Magic Island was a children's fantasy film released by Moonbeam Entertainment, Full Moon's family-oriented division. The film had numerous visual effects, but only one sequence utilized Harryhausen-style stop-motion when a character, the Stone Giant, suddenly came to life. On the film, I teamed up with the visual effects supervisor, Joseph Grossberg, one of the few talents who had secret knowledge of Dynamation setups. While Joseph was away on location in Mexico for the filming of the background plates, I remained and worked on sculpting the Stone Giant out of Roma clay. Then, on completion, I turned the sculpture over to the Full Moon "creature shop" for molding and casting. This character was not actually made of rock but rather foam rubber which covered a ball and socket steel armature. The head was made of hard plastic and was left hollow to allow room for the small batteries that powered it's glowing LED eyes. After the live action component of the shoot had wrapped, Joseph returned to prepare setups for the stop-motion photography. Various miniature props were needed to match their full size counterparts. As a result, I sculpted the tomb entrance and a tree using sculpey clay.

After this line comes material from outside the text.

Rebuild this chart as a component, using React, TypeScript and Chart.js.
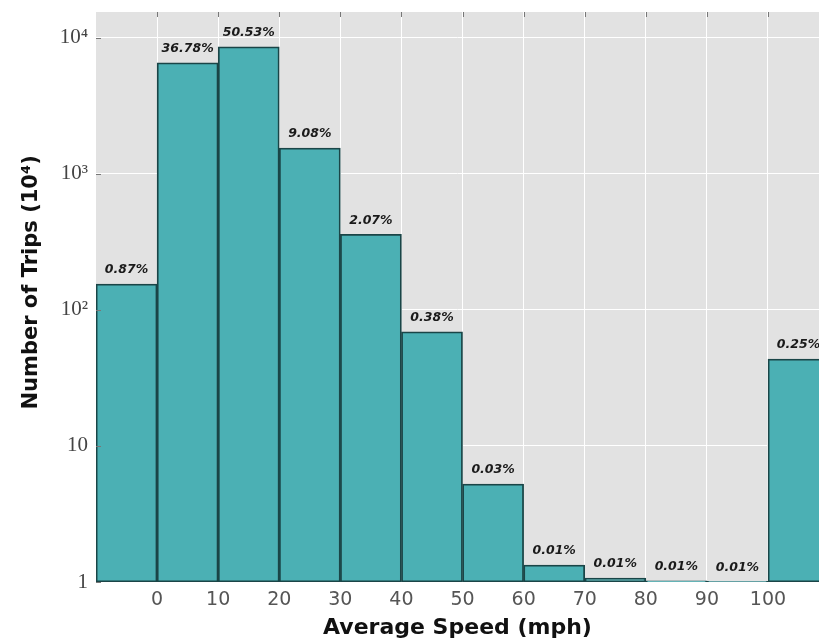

Disaster struck suddenly shortly after we had embarked on the animation component of the shoot. Full Moon Entertainment went broke while several of their movies were still at various stages of production. All departments ground to a halt and nearly every employee was abruptly terminated. The company was indebted to us for thousands of dollars! Eventually, the insurance bond company stepped in and provided the necessary completion money for Magic Island, probably because it was the film closest to being finished. The bond company needed Joseph and me to carry on with the Stone Giant sequence. That requirement gave us the leverage to demand any and all back pay owed us. Fortunately, we were able to recoup our money as well as finalize our artistic efforts for the benefit of our movie viewers. The downside of our deal, however, was the fact that the bond company's only real interest was in our finishing the project as soon as possible.
The Full Moon production studio felt like a ghost town at the time we returned to work. Joseph and I worked on an alternating system where I animated on one stage while he prepared the next Dynamation setup (for me to animate) on another. Additionally, Joseph filmed debris and dust effects against a black background. These were used in some shots and double exposed on the film, after the animation, in order to add a degree of realism. For smooth animation, I only used traditional surface gauges, particularly since the studio did not have any "frame grabbers" which at that time were a newer technology. Many of the shots would have benefitted from a second take to enhance a better character performance, but that would not be permitted unless there happened to be a major technical flaw.
The Stone Giant was considered to be a sort of Harryhausen parody rather than an homage to the great filmmaker. The director, Sam Irvin, requested some wacky animated actions such as the breaking of a tree over the Stone Giant's knee. He also wanted a shot where the kid throws a rock at the Giant to hit him in the butt causing the Giant to leap to his feet, rub his butt angrily, and chase after the kid. Joseph and I thought that particular idea was "over the top" and we suggested a hit to the head instead. In retrospect, I think maybe the butt hit might have been a better match for the hammy tone of the movie.
A few months after leaving Full Moon, I was hired by Walt Disney Feature Animation to work as an animator on the pilot film Dinosaur, my first computer animation production. My animation career experienced a huge transformation as I moved over to the computer world. Unfortunately, this personal transition mirrored the end of stop-motion creature animation and the use of the Dynamation technique in feature films.
Magic Island was not released theatrically but it played repeatedly for many months on the Disney Channel. It was very popular with young viewers! A VHS tape was made available at the time; however, to date, a DVD version has not been produced .
As an aside, one of the greatest losses that came out of the Full Moon Entertainment collapse was the cancellation of David Allen's film, The Primevals. The live action shoot had been taking place in Romania and was still in the process of filming when Full Moon went under. Despite David's valiant efforts, the extensive Dynamation sequences for the film were never finished due to the lack of funds. If not, The Primevals would have held the distinction of being the last Dynamation movie ever produced. Sadly, David Allen died in 1999 and he was never able to see his "dream project" completed.